» **DATASET SECTION**
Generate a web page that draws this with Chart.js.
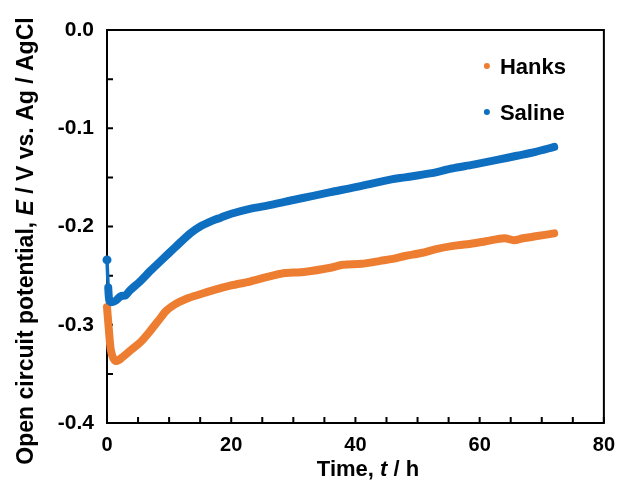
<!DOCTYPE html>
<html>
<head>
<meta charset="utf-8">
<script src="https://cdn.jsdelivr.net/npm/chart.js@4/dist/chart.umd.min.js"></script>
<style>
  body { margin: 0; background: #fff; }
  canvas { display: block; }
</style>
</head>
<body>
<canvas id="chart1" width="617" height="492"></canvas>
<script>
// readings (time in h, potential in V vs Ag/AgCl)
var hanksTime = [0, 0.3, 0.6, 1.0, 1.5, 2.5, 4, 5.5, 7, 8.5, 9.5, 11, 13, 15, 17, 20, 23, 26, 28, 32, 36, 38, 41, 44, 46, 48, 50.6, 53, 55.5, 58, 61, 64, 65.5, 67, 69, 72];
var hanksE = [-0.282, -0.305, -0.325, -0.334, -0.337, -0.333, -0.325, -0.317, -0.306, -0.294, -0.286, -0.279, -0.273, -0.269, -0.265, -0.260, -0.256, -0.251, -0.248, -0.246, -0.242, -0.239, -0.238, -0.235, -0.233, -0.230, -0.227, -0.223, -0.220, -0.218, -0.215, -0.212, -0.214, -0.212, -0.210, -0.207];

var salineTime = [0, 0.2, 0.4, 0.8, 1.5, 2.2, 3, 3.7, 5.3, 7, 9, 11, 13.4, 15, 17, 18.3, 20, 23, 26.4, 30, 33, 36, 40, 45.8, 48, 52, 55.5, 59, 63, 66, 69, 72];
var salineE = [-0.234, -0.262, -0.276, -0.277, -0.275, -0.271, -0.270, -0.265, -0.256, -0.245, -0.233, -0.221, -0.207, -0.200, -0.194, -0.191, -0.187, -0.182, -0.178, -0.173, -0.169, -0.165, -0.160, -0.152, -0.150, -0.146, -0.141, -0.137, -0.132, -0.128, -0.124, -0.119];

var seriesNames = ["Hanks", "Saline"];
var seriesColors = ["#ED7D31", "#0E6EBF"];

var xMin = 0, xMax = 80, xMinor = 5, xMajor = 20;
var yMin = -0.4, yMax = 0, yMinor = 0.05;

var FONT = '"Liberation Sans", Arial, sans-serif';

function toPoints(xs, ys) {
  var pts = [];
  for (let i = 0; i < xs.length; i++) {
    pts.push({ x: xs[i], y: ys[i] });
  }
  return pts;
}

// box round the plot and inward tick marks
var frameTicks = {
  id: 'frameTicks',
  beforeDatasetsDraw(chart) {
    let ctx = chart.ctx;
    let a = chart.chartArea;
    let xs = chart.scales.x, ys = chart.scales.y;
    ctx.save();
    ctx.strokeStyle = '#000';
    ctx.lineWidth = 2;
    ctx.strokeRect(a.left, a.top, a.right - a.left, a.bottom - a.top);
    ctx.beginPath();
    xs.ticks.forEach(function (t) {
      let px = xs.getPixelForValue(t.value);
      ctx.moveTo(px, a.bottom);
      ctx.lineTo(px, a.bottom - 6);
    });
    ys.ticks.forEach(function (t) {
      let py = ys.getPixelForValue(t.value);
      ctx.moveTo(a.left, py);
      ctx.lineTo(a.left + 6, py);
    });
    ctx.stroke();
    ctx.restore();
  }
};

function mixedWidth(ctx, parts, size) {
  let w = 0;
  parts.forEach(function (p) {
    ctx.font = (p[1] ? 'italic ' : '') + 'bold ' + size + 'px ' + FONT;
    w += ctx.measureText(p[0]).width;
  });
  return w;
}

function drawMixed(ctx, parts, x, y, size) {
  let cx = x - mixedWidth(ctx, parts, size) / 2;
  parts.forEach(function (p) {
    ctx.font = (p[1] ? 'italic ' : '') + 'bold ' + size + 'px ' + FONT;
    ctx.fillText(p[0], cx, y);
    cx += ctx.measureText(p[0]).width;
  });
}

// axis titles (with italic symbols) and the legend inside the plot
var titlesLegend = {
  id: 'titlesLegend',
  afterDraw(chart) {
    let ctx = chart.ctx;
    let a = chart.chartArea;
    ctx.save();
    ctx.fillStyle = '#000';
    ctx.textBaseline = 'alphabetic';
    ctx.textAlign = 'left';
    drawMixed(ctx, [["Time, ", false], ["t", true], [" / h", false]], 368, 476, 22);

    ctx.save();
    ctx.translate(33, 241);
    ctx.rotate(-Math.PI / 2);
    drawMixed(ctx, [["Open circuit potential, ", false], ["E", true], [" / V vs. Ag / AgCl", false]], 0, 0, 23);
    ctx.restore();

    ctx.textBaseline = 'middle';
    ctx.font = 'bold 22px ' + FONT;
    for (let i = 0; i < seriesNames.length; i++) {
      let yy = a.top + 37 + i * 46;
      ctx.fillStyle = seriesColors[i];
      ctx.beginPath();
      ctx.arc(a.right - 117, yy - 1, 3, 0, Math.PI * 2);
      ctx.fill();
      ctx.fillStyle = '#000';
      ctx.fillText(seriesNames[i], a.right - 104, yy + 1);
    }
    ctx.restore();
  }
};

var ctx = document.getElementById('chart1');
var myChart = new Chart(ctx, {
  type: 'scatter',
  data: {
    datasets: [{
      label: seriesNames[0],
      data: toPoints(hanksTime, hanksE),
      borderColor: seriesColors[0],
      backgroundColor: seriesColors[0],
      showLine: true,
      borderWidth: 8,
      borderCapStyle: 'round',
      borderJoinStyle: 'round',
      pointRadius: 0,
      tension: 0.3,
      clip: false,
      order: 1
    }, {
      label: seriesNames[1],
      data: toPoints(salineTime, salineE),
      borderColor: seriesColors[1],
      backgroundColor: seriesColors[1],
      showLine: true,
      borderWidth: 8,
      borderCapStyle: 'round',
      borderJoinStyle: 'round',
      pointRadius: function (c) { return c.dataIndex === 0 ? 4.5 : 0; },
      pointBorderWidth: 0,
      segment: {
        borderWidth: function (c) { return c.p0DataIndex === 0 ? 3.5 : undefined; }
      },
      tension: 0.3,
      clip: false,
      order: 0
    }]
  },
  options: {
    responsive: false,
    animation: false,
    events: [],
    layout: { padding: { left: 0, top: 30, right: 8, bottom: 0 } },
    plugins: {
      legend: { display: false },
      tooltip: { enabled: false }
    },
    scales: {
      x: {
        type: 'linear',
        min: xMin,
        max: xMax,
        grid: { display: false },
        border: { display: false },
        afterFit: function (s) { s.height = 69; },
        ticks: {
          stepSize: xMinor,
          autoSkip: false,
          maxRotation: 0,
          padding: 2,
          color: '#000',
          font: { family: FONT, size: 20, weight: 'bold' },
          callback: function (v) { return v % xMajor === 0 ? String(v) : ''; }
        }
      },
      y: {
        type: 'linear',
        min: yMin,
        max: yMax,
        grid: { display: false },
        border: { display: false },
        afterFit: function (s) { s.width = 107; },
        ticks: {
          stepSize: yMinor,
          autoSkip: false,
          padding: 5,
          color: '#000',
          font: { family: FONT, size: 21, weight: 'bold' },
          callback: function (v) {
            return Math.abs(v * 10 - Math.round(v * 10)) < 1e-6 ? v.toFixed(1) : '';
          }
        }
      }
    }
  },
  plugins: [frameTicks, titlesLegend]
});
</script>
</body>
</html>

» **STATED EXERCISE**
Copy the data exactly. Any picture it contains is to be omitted.

» **TASK ANSWER**
Generate a web page that draws this with Chart.js.
<!DOCTYPE html>
<html>
<head>
<meta charset="utf-8">
<script src="https://cdn.jsdelivr.net/npm/chart.js@4/dist/chart.umd.min.js"></script>
<style>
  body { margin: 0; background: #fff; }
  canvas { display: block; }
</style>
</head>
<body>
<canvas id="chart1" width="617" height="492"></canvas>
<script>
// readings (time in h, potential in V vs Ag/AgCl)
var hanksTime = [0, 0.3, 0.6, 1.0, 1.5, 2.5, 4, 5.5, 7, 8.5, 9.5, 11, 13, 15, 17, 20, 23, 26, 28, 32, 36, 38, 41, 44, 46, 48, 50.6, 53, 55.5, 58, 61, 64, 65.5, 67, 69, 72];
var hanksE = [-0.282, -0.305, -0.325, -0.334, -0.337, -0.333, -0.325, -0.317, -0.306, -0.294, -0.286, -0.279, -0.273, -0.269, -0.265, -0.260, -0.256, -0.251, -0.248, -0.246, -0.242, -0.239, -0.238, -0.235, -0.233, -0.230, -0.227, -0.223, -0.220, -0.218, -0.215, -0.212, -0.214, -0.212, -0.210, -0.207];

var salineTime = [0, 0.2, 0.4, 0.8, 1.5, 2.2, 3, 3.7, 5.3, 7, 9, 11, 13.4, 15, 17, 18.3, 20, 23, 26.4, 30, 33, 36, 40, 45.8, 48, 52, 55.5, 59, 63, 66, 69, 72];
var salineE = [-0.234, -0.262, -0.276, -0.277, -0.275, -0.271, -0.270, -0.265, -0.256, -0.245, -0.233, -0.221, -0.207, -0.200, -0.194, -0.191, -0.187, -0.182, -0.178, -0.173, -0.169, -0.165, -0.160, -0.152, -0.150, -0.146, -0.141, -0.137, -0.132, -0.128, -0.124, -0.119];

var seriesNames = ["Hanks", "Saline"];
var seriesColors = ["#ED7D31", "#0E6EBF"];

var xMin = 0, xMax = 80, xMinor = 5, xMajor = 20;
var yMin = -0.4, yMax = 0, yMinor = 0.05;

var FONT = '"Liberation Sans", Arial, sans-serif';

function toPoints(xs, ys) {
  var pts = [];
  for (let i = 0; i < xs.length; i++) {
    pts.push({ x: xs[i], y: ys[i] });
  }
  return pts;
}

// box round the plot and inward tick marks
var frameTicks = {
  id: 'frameTicks',
  beforeDatasetsDraw(chart) {
    let ctx = chart.ctx;
    let a = chart.chartArea;
    let xs = chart.scales.x, ys = chart.scales.y;
    ctx.save();
    ctx.strokeStyle = '#000';
    ctx.lineWidth = 2;
    ctx.strokeRect(a.left, a.top, a.right - a.left, a.bottom - a.top);
    ctx.beginPath();
    xs.ticks.forEach(function (t) {
      let px = xs.getPixelForValue(t.value);
      ctx.moveTo(px, a.bottom);
      ctx.lineTo(px, a.bottom - 6);
    });
    ys.ticks.forEach(function (t) {
      let py = ys.getPixelForValue(t.value);
      ctx.moveTo(a.left, py);
      ctx.lineTo(a.left + 6, py);
    });
    ctx.stroke();
    ctx.restore();
  }
};

function mixedWidth(ctx, parts, size) {
  let w = 0;
  parts.forEach(function (p) {
    ctx.font = (p[1] ? 'italic ' : '') + 'bold ' + size + 'px ' + FONT;
    w += ctx.measureText(p[0]).width;
  });
  return w;
}

function drawMixed(ctx, parts, x, y, size) {
  let cx = x - mixedWidth(ctx, parts, size) / 2;
  parts.forEach(function (p) {
    ctx.font = (p[1] ? 'italic ' : '') + 'bold ' + size + 'px ' + FONT;
    ctx.fillText(p[0], cx, y);
    cx += ctx.measureText(p[0]).width;
  });
}

// axis titles (with italic symbols) and the legend inside the plot
var titlesLegend = {
  id: 'titlesLegend',
  afterDraw(chart) {
    let ctx = chart.ctx;
    let a = chart.chartArea;
    ctx.save();
    ctx.fillStyle = '#000';
    ctx.textBaseline = 'alphabetic';
    ctx.textAlign = 'left';
    drawMixed(ctx, [["Time, ", false], ["t", true], [" / h", false]], 368, 476, 22);

    ctx.save();
    ctx.translate(33, 241);
    ctx.rotate(-Math.PI / 2);
    drawMixed(ctx, [["Open circuit potential, ", false], ["E", true], [" / V vs. Ag / AgCl", false]], 0, 0, 23);
    ctx.restore();

    ctx.textBaseline = 'middle';
    ctx.font = 'bold 22px ' + FONT;
    for (let i = 0; i < seriesNames.length; i++) {
      let yy = a.top + 37 + i * 46;
      ctx.fillStyle = seriesColors[i];
      ctx.beginPath();
      ctx.arc(a.right - 117, yy - 1, 3, 0, Math.PI * 2);
      ctx.fill();
      ctx.fillStyle = '#000';
      ctx.fillText(seriesNames[i], a.right - 104, yy + 1);
    }
    ctx.restore();
  }
};

var ctx = document.getElementById('chart1');
var myChart = new Chart(ctx, {
  type: 'scatter',
  data: {
    datasets: [{
      label: seriesNames[0],
      data: toPoints(hanksTime, hanksE),
      borderColor: seriesColors[0],
      backgroundColor: seriesColors[0],
      showLine: true,
      borderWidth: 8,
      borderCapStyle: 'round',
      borderJoinStyle: 'round',
      pointRadius: 0,
      tension: 0.3,
      clip: false,
      order: 1
    }, {
      label: seriesNames[1],
      data: toPoints(salineTime, salineE),
      borderColor: seriesColors[1],
      backgroundColor: seriesColors[1],
      showLine: true,
      borderWidth: 8,
      borderCapStyle: 'round',
      borderJoinStyle: 'round',
      pointRadius: function (c) { return c.dataIndex === 0 ? 4.5 : 0; },
      pointBorderWidth: 0,
      segment: {
        borderWidth: function (c) { return c.p0DataIndex === 0 ? 3.5 : undefined; }
      },
      tension: 0.3,
      clip: false,
      order: 0
    }]
  },
  options: {
    responsive: false,
    animation: false,
    events: [],
    layout: { padding: { left: 0, top: 30, right: 8, bottom: 0 } },
    plugins: {
      legend: { display: false },
      tooltip: { enabled: false }
    },
    scales: {
      x: {
        type: 'linear',
        min: xMin,
        max: xMax,
        grid: { display: false },
        border: { display: false },
        afterFit: function (s) { s.height = 69; },
        ticks: {
          stepSize: xMinor,
          autoSkip: false,
          maxRotation: 0,
          padding: 2,
          color: '#000',
          font: { family: FONT, size: 20, weight: 'bold' },
          callback: function (v) { return v % xMajor === 0 ? String(v) : ''; }
        }
      },
      y: {
        type: 'linear',
        min: yMin,
        max: yMax,
        grid: { display: false },
        border: { display: false },
        afterFit: function (s) { s.width = 107; },
        ticks: {
          stepSize: yMinor,
          autoSkip: false,
          padding: 5,
          color: '#000',
          font: { family: FONT, size: 21, weight: 'bold' },
          callback: function (v) {
            return Math.abs(v * 10 - Math.round(v * 10)) < 1e-6 ? v.toFixed(1) : '';
          }
        }
      }
    }
  },
  plugins: [frameTicks, titlesLegend]
});
</script>
</body>
</html>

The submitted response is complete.